MYE: Kill The Music was a really inspiring read. I just finished and published online a free download of a book on lulu.com I wrote called I Will Be Scene about 15 years growing up outside of Woodstock, New York myself and playing in bands. Reading your book Kill The Music there was a lot of stuff where I was like, “Yeah,man!” It was really validating to read someone having similar experiences of disillusionment with certain elements and types of people in the music scene but with the overall message of “staying hardcore” or doing it for the people who really matter, no matter what the odds, sort of fueling you to stay in the mix and fight the good fight even when times were more bleak.

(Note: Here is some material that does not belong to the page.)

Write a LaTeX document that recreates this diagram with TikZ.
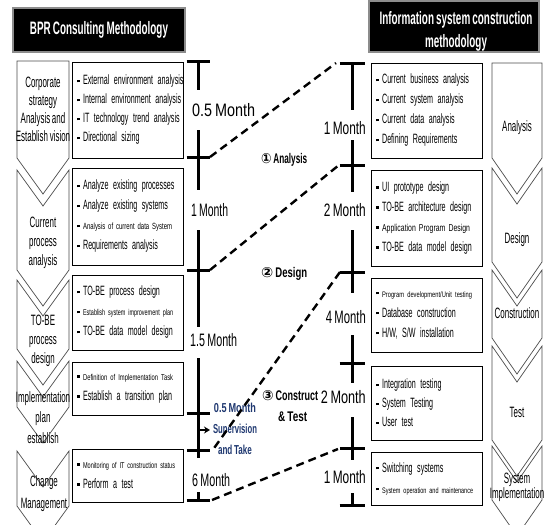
\documentclass[tikz,border=0pt]{standalone}
\usepackage{fontspec}
\usepackage{graphicx}
\setmainfont{Liberation Sans}[FakeStretch=0.53, WordSpace=0.75]
\newfontfamily\plainfont{Liberation Sans}
\newfontfamily\symfont{DejaVu Sans}[FakeStretch=0.8]
\usetikzlibrary{arrows.meta}
\definecolor{notenavy}{RGB}{31,56,112}
\hyphenpenalty=10000
\exhyphenpenalty=10000

% scale a piece of text horizontally to a given width (in pt)
\newcommand\fitw[2]{\resizebox{#1pt}{\height}{#2}}
% one bulleted line that never wraps
\newcommand\li[1]{\mbox{\raisebox{2.6pt}{\rule{2.6pt}{2.6pt}}\hspace{3.5pt}#1}}
% small, horizontally fitted text: width, size, text
\newcommand\smln[3]{\fitw{#1}{\plainfont\fontsize{#2}{#2}\selectfont #3}}
% chevron with a notched top: xl, xr, ytop, ybottom, depth
\newcommand\chevpath[5]{%
  \draw[chev] (#1,#3) -- ({(#1+#2)/2},{#3+#5}) -- (#2,#3) -- (#2,#4)
    -- ({(#1+#2)/2},{#4+#5}) -- (#1,#4) -- cycle;}
% chevron with a flat top
\newcommand\chevflat[5]{%
  \draw[chev] (#1,#3) -- (#2,#3) -- (#2,#4)
    -- ({(#1+#2)/2},{#4+#5}) -- (#1,#4) -- cycle;}

\begin{document}
\begin{tikzpicture}[x=1pt,y=-1pt,
  titlebox/.style={fill=black, draw=black!45, line width=1.2pt, inner sep=0pt},
  titletext/.style={text=white, inner sep=0pt, align=center,
    font=\bfseries\fontsize{18}{23}\selectfont},
  box/.style={draw=black, line width=0.9pt, fill=white, inner xsep=5pt,
    inner ysep=0pt, minimum width=111pt, text width=101pt, align=left,
    font=\fontsize{13.5}{20}\selectfont},
  chev/.style={draw=black!70, line width=0.7pt, fill=white},
  ctext/.style={align=center, inner sep=0pt, font=\fontsize{15}{19}\selectfont},
  tl/.style={line width=3pt, black},
  lbl/.style={inner sep=0pt, font=\fontsize{18}{18}\selectfont},
  dashln/.style={line width=2.4pt, dash pattern=on 8pt off 5pt},
  phase/.style={inner sep=0pt, anchor=west, font=\bfseries\fontsize{14}{14}\selectfont},
  note/.style={inner sep=0pt, align=center, text=notenavy,
    font=\bfseries\fontsize{13}{21}\selectfont}
]
\useasboundingbox (0,0) rectangle (547,525);

% ---------- titles ----------
\node[titlebox, minimum width=172pt, minimum height=44pt] (tL) at (99,30) {};
\node[titletext] (tLtxt) at (99,30) {\fitw{138}{BPR Consulting Methodology}};
\node[titlebox, minimum width=170pt, minimum height=51pt] (tR) at (454,26.5) {};
\node[titletext] (tRtxt) at (456,31.5)
  {\fitw{153}{Information system construction}\\\fitw{62}{methodology}};

% ---------- left chevrons ----------
\chevflat{17}{69}{61}{158}{36}
\chevpath{17}{69}{170}{270}{36}
\chevpath{17}{69}{280}{349}{36}
\chevpath{17}{69}{361}{407}{36}
\chevpath{17}{69}{451}{506}{36}
\node[ctext] (cL1) at (43,109.5) {Corporate\\[-1pt]strategy\\[-1pt]Analysis and\\[-1pt]Establish vision};
\node[ctext] (cL2) at (43,242.5) {Current\\process\\analysis};
\node[ctext] (cL3) at (43,341) {TO-BE\\process\\design};
\node[ctext] (cL4) at (43,417.5) {Implementation\\[1.5pt]plan\\[1.5pt]establish};
\node[ctext] (cL5) at (44,494) {Change\\[3pt]Management};

% ---------- right chevrons ----------
\chevflat{492}{542}{63}{158}{36}
\chevpath{492}{542}{168}{262}{36}
\chevpath{492}{542}{270}{338}{36}
\chevpath{492}{542}{346}{440}{36}
\chevpath{492}{542}{446}{500}{36}
\node[ctext] (cR1) at (517,128) {Analysis};
\node[ctext] (cR2) at (517,240) {Design};
\node[ctext] (cR3) at (517,313) {Construction};
\node[ctext] (cR4) at (517,412) {Test};
\node[ctext] (cR5) at (517,487.5) {System\\[-4pt]Implementation};

% ---------- left task boxes ----------
\node[box, minimum height=96pt] (bL1) at (127.5,110)
  {\li{External environment analysis}\\[-1pt]\li{Internal environment analysis}\\[-1pt]\li{IT technology trend analysis}\\[-1pt]\li{Directional sizing}};
\node[box, minimum height=97pt] (bL2) at (127.5,216.5)
  {\li{Analyze existing processes}\\\li{Analyze existing systems}\\\li{\smln{89}{9}{Analysis of current data System}}\\\li{Requirements analysis}};
\node[box, minimum height=75pt] (bL3) at (127.5,312.5)
  {\li{TO-BE process design}\\\li{\smln{90}{8.5}{Establish system improvement plan}}\\\li{TO-BE data model design}};
\node[box, minimum height=53pt] (bL4) at (127.5,388.5)
  {\li{\smln{90}{8.5}{Definition of Implementation Task}}\\\li{Establish a transition plan}};
\node[box, minimum height=53pt] (bL5) at (127.5,475.5)
  {\li{\smln{92}{8.5}{Monitoring of IT construction status}}\\\li{Perform a test}};

% ---------- right task boxes ----------
\node[box, minimum height=95pt] (bR1) at (426.5,110.5)
  {\li{Current business analysis}\\\li{Current system analysis}\\\li{Current data analysis}\\\li{Defining Requirements}};
\node[box, minimum height=96pt] (bR2) at (426.5,218)
  {\li{UI prototype design}\\\li{TO-BE architecture design}\\\li{\smln{88}{10}{Application Program Design}}\\\li{TO-BE data model design}};
\node[box, minimum height=74pt] (bR3) at (426.5,315)
  {\li{\smln{90}{8}{Program development/Unit testing}}\\\li{Database construction}\\\li{H/W, S/W installation}};
\node[box, minimum height=74pt] (bR4) at (426.5,403)
  {\li{Integration testing}\\[-1pt]\li{System Testing}\\[-1pt]\li{User test}};
\node[box, minimum height=53pt] (bR5) at (426.5,478.5)
  {\li{Switching systems}\\[1pt]\li{\smln{91}{8}{System operation and maintenance}}};

% ---------- left timeline ----------
\coordinate (l0) at (198,61);
\coordinate (l1) at (198,157);
\coordinate (l2) at (198,270);
\coordinate (l3) at (198,413);
\coordinate (l4) at (198,450);
\coordinate (l5) at (198,500);
\draw[tl] (l0) -- (198,90);
\draw[tl] (198,130) -- (198,190);
\draw[tl] (198,230) -- (198,327);
\draw[tl] (198,358) -- (198,458);
\draw[tl] (198,492) -- (l5);
\foreach \p in {l0,l1,l2,l3,l4,l5}
  \draw[tl] ([xshift=-11.5pt]\p) -- ([xshift=11.5pt]\p);
\node[lbl, anchor=west] (mL1) at (192,110) {\fitw{63}{0.5 Month}};
\node[lbl, anchor=west] (mL2) at (191,210) {\fitw{37}{1 Month}};
\node[lbl, anchor=west] (mL3) at (190,340) {\fitw{47}{1.5 Month}};
\node[lbl, anchor=west] (mL4) at (192,480) {\fitw{38}{6 Month}};

% ---------- right timeline ----------
\coordinate (r0) at (352,63);
\coordinate (r1) at (352,165);
\coordinate (r2) at (352,272);
\coordinate (r3) at (352,363);
\coordinate (r4) at (352,448);
\coordinate (r5) at (352,505);
\draw[tl] (r0) -- (352,110);
\draw[tl] (352,140) -- (352,192);
\draw[tl] (352,230) -- (352,293);
\draw[tl] (352,335) -- (352,383);
\draw[tl] (352,417) -- (352,460);
\draw[tl] (352,493) -- (r5);
\foreach \p in {r0,r1,r2,r3,r4,r5}
  \draw[tl] ([xshift=-12.5pt]\p) -- ([xshift=12.5pt]\p);
\node[lbl, anchor=east] (mR1) at (366,128) {\fitw{42}{1 Month}};
\node[lbl, anchor=east] (mR2) at (366,210) {\fitw{42}{2 Month}};
\node[lbl, anchor=east] (mR3) at (366,317) {\fitw{40}{4 Month}};
\node[lbl, anchor=east] (mR4) at (366,397) {\fitw{45}{2 Month}};
\node[lbl, anchor=east] (mR5) at (366,477) {\fitw{42}{1 Month}};

% ---------- phase names ----------
\node[phase] (ph1) at (261,160) {\fitw{46}{{\symfont ①} Analysis}};
\node[phase] (ph2) at (261,274) {\fitw{46}{{\symfont ②} Design}};
\node[phase] (ph3) at (262,396) {\fitw{56}{{\symfont ③} Construct}};
\node[phase] (ph3b) at (278,417) {\fitw{29}{\& Test}};

% ---------- supervision note ----------
\node[note] (sup) at (235,429)
  {\fitw{42}{0.5 Month}\\\fitw{44}{Supervision}\\\fitw{34}{and Take}};

% ---------- phase links ----------
\coordinate (l1e) at (210,157);
\coordinate (r0w) at (336,63);
\coordinate (l2e) at (210,270);
\coordinate (r1w) at (339,165);
\coordinate (r2w) at (340,272);
\coordinate (l4e) at (212,451);
\coordinate (l5e) at (212,500);
\coordinate (r4w) at (338,449);
\draw[dashln] (l1e) -- (r0w);
\draw[dashln] (l2e) -- (r1w);
\draw[dashln] (r2w) -- (l4e);
\draw[dashln] (l5e) -- (r4w);

% pointer towards the supervision note
\coordinate (aS) at (199,430);
\coordinate (aE) at (210,430);
\draw[line width=1.6pt, -{Stealth[length=6pt,width=7pt]}] (aS) -- (aE);
\end{tikzpicture}
\end{document}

MP: Wow. I've been waiting for someone to ask these questions. It inspires me to know that someone in media journalism has read Kill The Music and picks up on the underlying messages, truth, and importance of the book. Thank you, Morgan, for recognizing this opportunity. When I wrote Kill The Music, I felt that the era described in the book has been criminally ignored, due to the "Baby Boomers'" stranglehold on NPR, and so called "high brow" media.

MYE: What artists are currently inspiring you these days as groundbreaking? You seem like a good person to ask since you have seen so much over the years.

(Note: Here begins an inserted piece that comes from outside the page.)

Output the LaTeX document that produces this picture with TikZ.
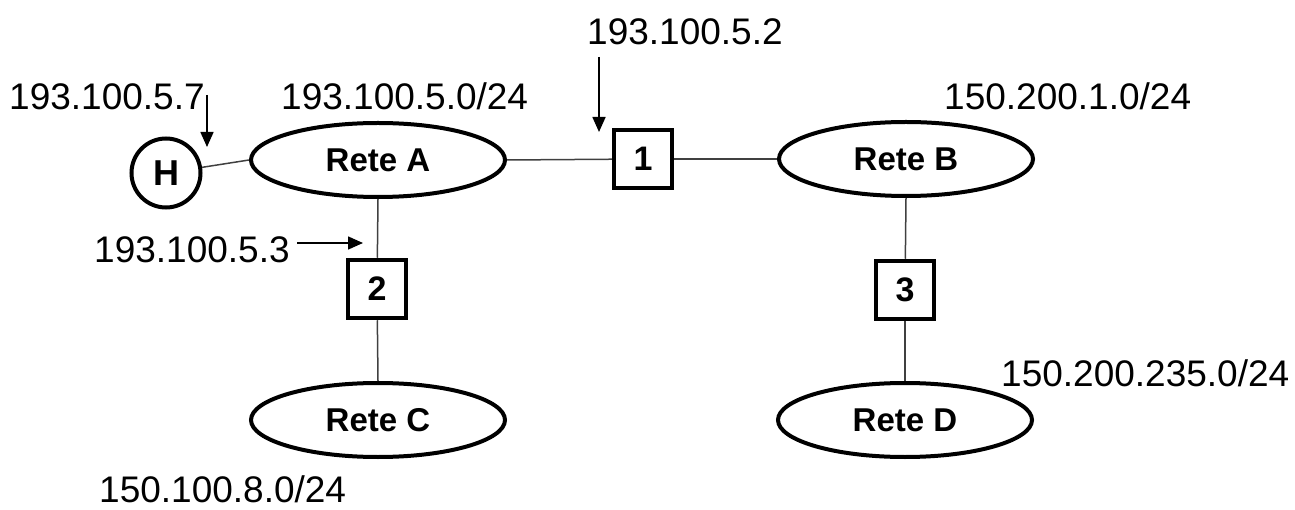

MP: I can't say that there are many bands breaking new ground. There are some that take all of their influences, homogenize them, and churn out some great music. The Avett Brothers from outside Charlotte, who recently were produced by Rick Rubin. I’d like to see them develop into more of a rock band. But inventive? Mastodon. Nobody can combine influences like Rush and Yes with Slayer in operatic fashion like they do. I like Muse a lot. I always dug the Stoner rock scene. Kyuss, Monster Magnet and Fu Manchu. There are a couple of Swedish bands I like who are influenced by them, Dozer, I Are Droid. Another is Mustasch, very Cult influenced. Music metamorphisizes and adapts. But there are only so many chord progressions on the neck of a guitar.

MYE: Oh, one more question. Where can I see photos of that model chick you talk about in the book! [laughing]

MP: I have to respect her privacy. Just trust me. "Chastity" was smoking.